Como é feito o vinho de palma
Apesar de ser originário do dendezeiro, o vinho de palma em nada lembra o gosto das comidas feitas com dendê. A produção da bebida utiliza apenas a seiva da palmeira, que passa por um processo de fermentação até se tornar vinho. A bebida não leva uva.
“As notas originais dele se parecem muito com um vinho frutado, leve, adocicado, e a gente está criando uma coisa um pouco mais inédita, que é colocar algumas borbulhas nele. Uma efervescência, trazer uma versão champanhe que, nesse processo de fermentação original, não é possível”, adianta Mariana.
A outra diferença em relação à produção artesanal é que o vinho de palma da Ikenga terá um tempo de prateleira muito maior do que o feito de forma caseira.
O Palm Wine, na tradução para o inglês e marca adotada pela Ikenga Wines, será comercializado entre US$ 46 a US$ 65 (cerca de R$ 266 a R$ 376), por enquanto sem expectativa de expansão para o Brasil ou outros mercados além do norte-americano.
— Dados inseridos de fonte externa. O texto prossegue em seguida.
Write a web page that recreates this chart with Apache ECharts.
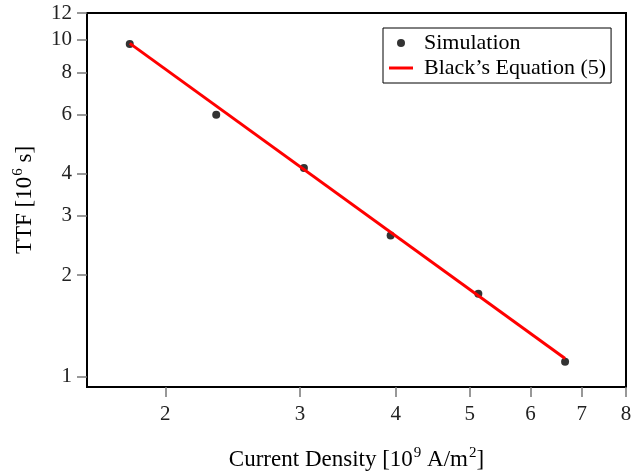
<!DOCTYPE html>
<html>
<head>
    <meta charset="utf-8"/>
    <script src="https://cdn.jsdelivr.net/npm/echarts@6/dist/echarts.min.js"></script>
    <style>
        body { margin: 0; background: #fff; }
        #main { width: 632px; height: 473px; }
    </style>
</head>
<body>
<div id="main"></div>
<script type="text/javascript">
    // 数据
    var densityValues = [1.797, 2.331, 3.035, 3.94, 5.13, 6.66];
    var ttfValues = [9.71, 5.98, 4.16, 2.62, 1.76, 1.105];
    var fitDensity = [1.797, 6.66];
    var fitTTF = [9.75, 1.13];
    var xTicks = [2, 3, 4, 5, 6, 7, 8];
    var yTicks = [1, 2, 3, 4, 6, 8, 10, 12];

    var font = '"Liberation Serif", "Times New Roman", serif';

    var simData = [];
    for (var i = 0; i < densityValues.length; i++) {
        simData.push([densityValues[i], ttfValues[i]]);
    }
    var fitData = [];
    for (var j = 0; j < fitDensity.length; j++) {
        fitData.push([fitDensity[j], fitTTF[j]]);
    }

    var nameRich = {
        a: { fontFamily: font, fontSize: 23, color: '#000' },
        s: { fontFamily: font, fontSize: 15, color: '#000', padding: [0, 0, 12, 1] }
    };

    var myChart = echarts.init(document.getElementById('main'));

    var option = {
        animation: false,
        grid: {
            left: 87, top: 13, right: 6, bottom: 86,
            outerBoundsMode: 'none',
            show: true,
            borderColor: '#000',
            borderWidth: 2
        },
        legend: {
            orient: 'vertical',
            left: 383, top: 28,
            padding: [4, 5, 4, 6],
            borderColor: '#000',
            borderWidth: 1,
            itemWidth: 24,
            itemHeight: 8,
            itemGap: 3,
            symbolKeepAspect: true,
            textStyle: { fontFamily: font, fontSize: 22, color: '#000', padding: [0, 0, 0, 6] },
            data: [
                { name: 'Simulation', icon: 'circle', itemStyle: { color: '#000' } },
                { name: 'Black’s Equation (5)', icon: 'path://M0,0L24,0L24,3L0,3Z', itemStyle: { color: '#ff0000' } }
            ]
        },
        xAxis: {
            type: 'log',
            min: 1.58,
            max: 8,
            name: '{a|Current Density [10}{s|9}{a| A/m}{s|2}{a|]}',
            nameLocation: 'middle',
            nameGap: 59,
            nameTextStyle: { rich: nameRich },
            axisLine: { lineStyle: { color: '#000', width: 2 } },
            axisTick: { length: 10, lineStyle: { color: '#777', width: 1.5 }, customValues: xTicks },
            axisLabel: {
                customValues: xTicks,
                margin: 17,
                fontFamily: font, fontSize: 21, color: '#222',
                formatter: function (v) { return String(Math.round(v)); }
            },
            splitLine: { show: false },
            minorTick: { show: false }
        },
        yAxis: {
            type: 'log',
            min: 0.93,
            max: 12,
            name: '{a|TTF [10}{s|6}{a| s]}',
            nameLocation: 'middle',
            nameRotate: 90,
            nameGap: 49,
            nameTextStyle: { rich: nameRich },
            axisLine: { lineStyle: { color: '#000', width: 2 } },
            axisTick: { length: 10, lineStyle: { color: '#777', width: 1.5 }, customValues: yTicks },
            axisLabel: {
                customValues: yTicks,
                margin: 15,
                fontFamily: font, fontSize: 21, color: '#222',
                formatter: function (v) { return String(Math.round(v)); }
            },
            splitLine: { show: false },
            minorTick: { show: false }
        },
        series: [{
            name: 'Simulation',
            type: 'scatter',
            symbol: 'circle',
            symbolSize: 8,
            itemStyle: { color: '#000' },
            data: simData,
            z: 3
        }, {
            name: 'Black’s Equation (5)',
            type: 'line',
            symbol: 'none',
            lineStyle: { color: '#ff0000', width: 3 },
            itemStyle: { color: '#ff0000' },
            data: fitData,
            z: 4
        }]
    };
    myChart.setOption(option);
</script>
</body>
</html>
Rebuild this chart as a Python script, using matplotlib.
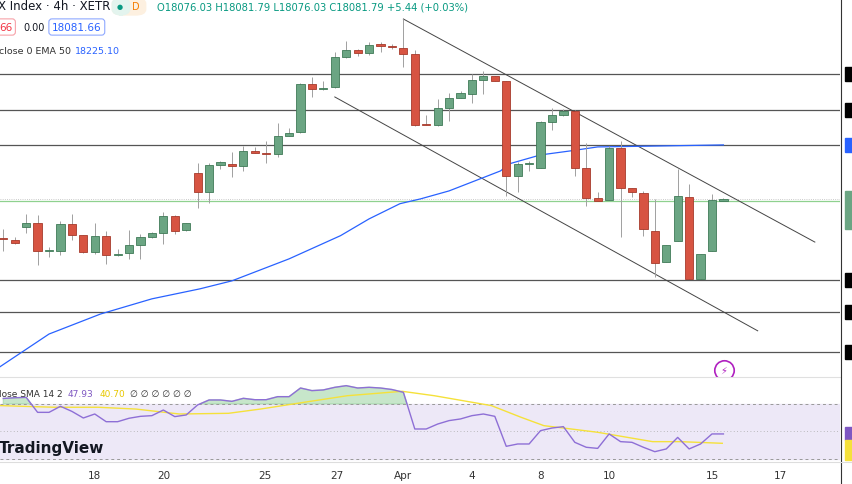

Com relação a investimento e expectativa de faturamento, Mariana evitou dar muitos detalhes e afirmou que a ideia é começar aos poucos. "Eu acho que como produto premium é isso. A gente basicamente vai sendo boca a boca, quem conhece sabe, a gente não está desesperado pra fazer essa venda acontecer, assim, magicamente. No ano que vem a gente tá planejando um evento de lançamento maior", afirma.
A profissão empreendedora
Para Mariana Silva, ser entrepreneur in residence está sendo a oportunidade para que ela desenvolva habilidades específicas do empreendedorismo. Como biomédica, ela já tinha tentado abrir seu próprio negócio, a Planty Beauty e a Planty Biotech.
A empresa começou na área de cosméticos, com foco em biotecnologia e sustentabilidade, e chegou a ter produtos vendidos em bons canais, como Carrefour e um e-commerce próprio.
“Só que o caixa ainda era muito deficitário, e eu dobrei a aposta, como empreendedora, eu abri um braço de biotecnologia para mostrar o meu plano completo”, conta Mariana.
A aposta não vingou, por falta de recurso financeiro. Nesse momento, a biomédica decidiu voltar sua carreira para levar o que sabe para outras empresas. Quando acabar o período como entrepreneur in residence na Ikenga, Mariana espera atuar novamente no mercado nacional.
Ela, porém, não descarta o retorno de um empreendimento próprio no futuro. “Acho que todo empreendedor vai empreender, ele vai encontrar o caminho de voltar”, afirma.